Some of the most popular theories suggest that life began in a hellish setting, in rocky undersea vents that churn out superheated water from deep within the earth. But a new paper suggests an alternative backdrop, and one that seems like the polar opposite (pun intended) of the hot vents -ice.
[. . .]
RNA can store information, speed up chemical reactions, and make copies of itself without any outside help. It evolves too - stick it in a test tube with the right raw materials and a source of energy and it eventually gets better and better at copying itself. This ability was first demonstrated in 1972 by Sol Spiegelman and the brutally efficient RNA strand that resulted was melodramatically known as Spiegelman’s monster.
[. . .]
But RNA’s unique physical properties aren’t enough. The molecule is also very fragile and it would rapidly degrade under all but the gentlest environmental conditions. It also needs to be concentrated in some way. A molecule that makes copies of itself needs to be kept in the same place as its constituent chemicals; if the parts are allowed to disperse, the whole will never come together. So RNA may have the right qualities, but it needs a stable and confined space to make the RNA world a reality. Attwater thinks that ice provides just such a space.
At first glance, this seems like a bizarre idea. For a start, cold temperatures can slow many chemical reactions to a crawl. Proteins that piece together RNA molecules stop working when they’re frozen. But remember, RNA in the form of ribozymes can speed up its own creation without any proteins. And Attwater found that one such ribozyme called R18 is still active at subzero temperatures. In fact, ice actually stabilised the ribozyme, preventing it from breaking down. On ice, the ribozyme was slower than at room temperature but it also carried on working for longer. As a result, it was actually more productive, creating longer lengths of RNA with no less accuracy.
That’s one problem down, but there’s also the fact that ice is solid. You might think that this would prevent molecules from meeting each other with ease, but ice isn’t completely solid. At a microscopic level, weaving their way between the crystals, there’s a complicated network of channels and spaces that haven’t frozen completely.

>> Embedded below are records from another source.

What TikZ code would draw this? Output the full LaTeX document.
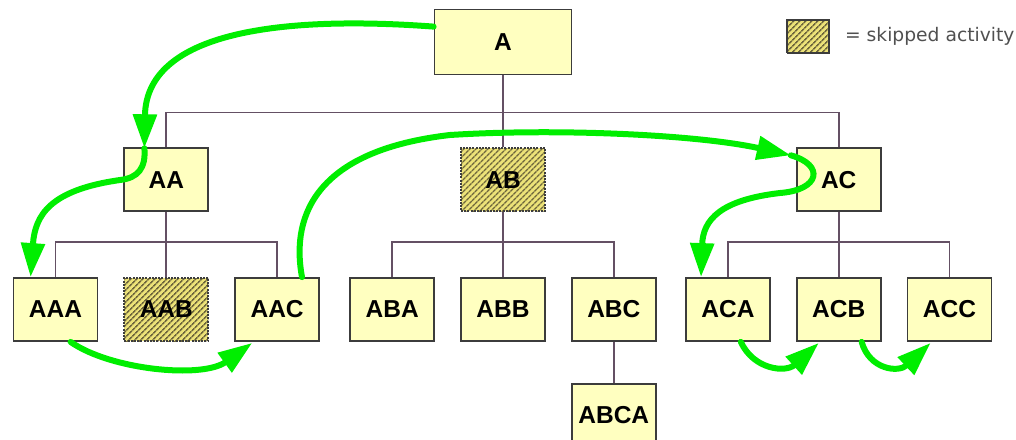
\documentclass[tikz,border=0pt]{standalone}
\usepackage{fontspec}
\setmainfont{Liberation Sans}
\newfontfamily\legendfont{DejaVu Sans}
\usetikzlibrary{positioning,calc,arrows.meta,patterns.meta}

\definecolor{boxyellow}{RGB}{255,255,192}
\definecolor{boxline}{RGB}{60,60,60}
\definecolor{treeline}{RGB}{100,80,100}
\definecolor{flowgreen}{RGB}{0,238,0}
\definecolor{hatchbg}{RGB}{236,226,120}
\definecolor{hatchfg}{RGB}{110,102,60}
\definecolor{legendgray}{RGB}{80,80,80}

\begin{document}
\begin{tikzpicture}[x=1pt,y=-1pt,node distance=25pt]
  \tikzset{activity/.style={rectangle, draw=boxline, line width=1.8pt, fill=boxyellow,
      minimum width=84pt, minimum height=63pt, inner sep=0pt,
      font=\fontsize{24.5}{28}\selectfont\bfseries}}
  \tikzset{skipped/.style={activity, preaction={fill=hatchbg},
      pattern={Lines[angle=45,distance=4pt,line width=1.6pt]}, pattern color=hatchfg,
      dash pattern=on 2pt off 1.2pt}}
  \tikzset{tree/.style={draw=treeline, line width=1.8pt}}
  \tikzset{flow/.style={draw=flowgreen, line width=6pt, line cap=round,
      -{Triangle[length=34pt,width=23pt]}}}

  \useasboundingbox (0,0) rectangle (1016,439);

  \node[activity, minimum width=137pt, minimum height=65pt] (A) at (503,42) {A};
  \node[skipped, below=72pt of A] (AB) {AB};
  \node[activity, left=251pt of AB] (AA) {AA};
  \node[activity, right=250pt of AB] (AC) {AC};

  \node[skipped, below=65pt of AA] (AAB) {AAB};
  \node[activity, left=of AAB] (AAA) {AAA};
  \node[activity, right=of AAB] (AAC) {AAC};
  \node[activity, below=65pt of AB] (ABB) {ABB};
  \node[activity, left=of ABB] (ABA) {ABA};
  \node[activity, right=of ABB] (ABC) {ABC};
  \node[activity, below=65pt of AC] (ACB) {ACB};
  \node[activity, left=of ACB] (ACA) {ACA};
  \node[activity, right=of ACB] (ACC) {ACC};
  \node[activity, below=41pt of ABC] (ABCA) {ABCA};

  % legend
  \node[skipped, minimum width=42pt, minimum height=33pt, dash pattern=on 20pt off 0pt] (key) at (808,36.5) {};
  \node[right=15pt of key, inner sep=0pt, text=legendgray,
    font=\legendfont\fontsize{18.7}{22}\selectfont] (keytext) {= skipped activity};

  % tree
  \draw[tree] (A.south) -- (AB.north);
  \draw[tree] (A.south) -- ++(0,37) -| (AA.north);
  \draw[tree] (A.south) -- ++(0,37) -| (AC.north);
  \draw[tree] (AA.south) -- (AAB.north);
  \draw[tree] (AA.south) -- ++(0,30) -| (AAA.north);
  \draw[tree] (AA.south) -- ++(0,30) -| (AAC.north);
  \draw[tree] (AB.south) -- (ABB.north);
  \draw[tree] (AB.south) -- ++(0,30) -| (ABA.north);
  \draw[tree] (AB.south) -- ++(0,30) -| (ABC.north);
  \draw[tree] (AC.south) -- (ACB.north);
  \draw[tree] (AC.south) -- ++(0,30) -| (ACA.north);
  \draw[tree] (AC.south) -- ++(0,30) -| (ACC.north);
  \draw[tree] (ABC.south) -- (ABCA.north);

  % visiting order
  \coordinate (AAin) at ($(AA.north west)+(21,1)$);
  \coordinate (ACin) at ($(AC.north west)+(-5,8)$);
  \draw[flow] ($(A.north west)+(0,18)$) .. controls +(-135,-10) and +(2,-122) .. (AAin);
  \draw[flow] (AAin) .. controls (146,168) and (138,178) .. (120,180)
    .. controls (50,190) and (35,215) .. ($(AAA.north west)+(18,0)$);
  \draw[flow] ($(AAA.south west)+(58,0)$) .. controls +(40,28) and +(-50,36) .. ($(AAC.south west)+(18,1)$);
  \draw[flow] ($(AAC.north east)+(-18,0)$) .. controls +(-12,-65) and (320,150) .. (450,135)
    .. controls (560,128) and (700,135) .. (ACin);
  \draw[flow] (ACin) .. controls (825,165) and (820,190) .. (780,193)
    .. controls (720,200) and (703,220) .. ($(ACA.north west)+(16,0)$);
  \draw[flow] ($(ACA.south east)+(-30,0)$) .. controls +(13,28) and +(-33,30) .. ($(ACB.south west)+(23,1)$);
  \draw[flow] ($(ACB.south east)+(-20,0)$) .. controls +(8,28) and +(-32,30) .. ($(ACC.south west)+(24,1)$);
\end{tikzpicture}
\end{document}
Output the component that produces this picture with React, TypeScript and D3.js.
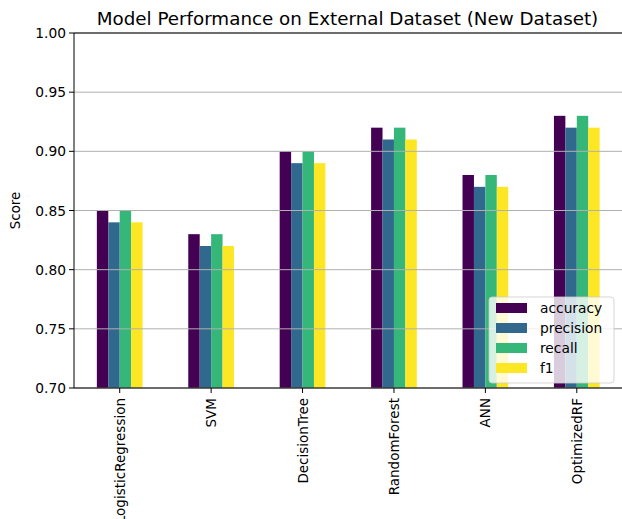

The water in these spaces is salty; as the surrounding molecules froze, any dissolved impurities were pushed away and became concentrated in the remaining liquid. Attwater found that this process boosts the concentration of ions, nucleotides and other chemicals in the liquid compartments by over 200 times. That accelerates the work of the ribozymes, and more than compensates for the slowing effects of the cold.
The blog concludes that this theory works only if the early Earth was icy. Some recent evidence suggests so, and certainly the
dimness of early Sol relative to today--Sol was only 70% as bright as it is now--might facilitate this chill.
This model also has serious implications for life on other worlds. It's reasonably well-known that many moons--Jupiter's Europa, Saturn's Enceladus--almost certainly harbour oceans of liquid water under their icy surfaces, and that this water could theoretically support life. Might the fact that these worlds have so much ice say interesting things about the prospect of Europan and Enceladean biospheres?